Today, tourism is by far the major source of revenue for the town, which is developing a new additional line of business in hosting conferences for professional groups at its Phare de la Méditerranée, a 43-metre-tall observation tower (a converted water tower in service until 1997), complete with apartments, conference rooms, and a panoramic restaurant. The kitchens of the restaurant are run by a former winner of the French version of MasterChef, while one of the shareholders is former French footballer Vincent Candela.

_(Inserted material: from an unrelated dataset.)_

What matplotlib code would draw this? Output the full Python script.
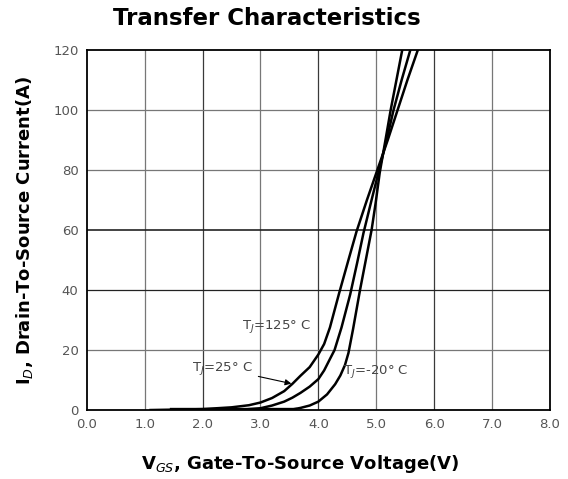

After the mushrooming of resorts under the Mission Racine, the environmental consequences emerged, prompting misguided efforts to protect the beaches. These included artificial wave-breakers, and also the laying of lines of barriers made up of rocks which stretch into the sea, perpendicular to the beach, like dark fingers. But while such measures provided some local defences against the sea, they blocked the migration of sediment, aggravating the problems of erosion along the Gulf of Lion coastline.

Christian Jeanjean, the mayor of Pavalas-les-Flots since 1989, member of the conservative Les Républicains party and a former local Member of Parliament for the wider region, denies any existence of a threat from rising sea levels. „We’ve always had a bit of water when there have been storms“, he said, speaking to Mediapart in his vast office at the town hall. „The rise of water levels has been around for 70 years. I can’t say that it’s particularly evident.“ Holding up large-sized colour photos, he argued that the local beaches are in fact growing with sand to the point that it is now invading the town. „We don’t know where to put it anymore“, he said, adding that he would like to see a photo that demonstrates the reality of coastal erosion, jokingly comparing himself to being „like Thomas the Apostle“.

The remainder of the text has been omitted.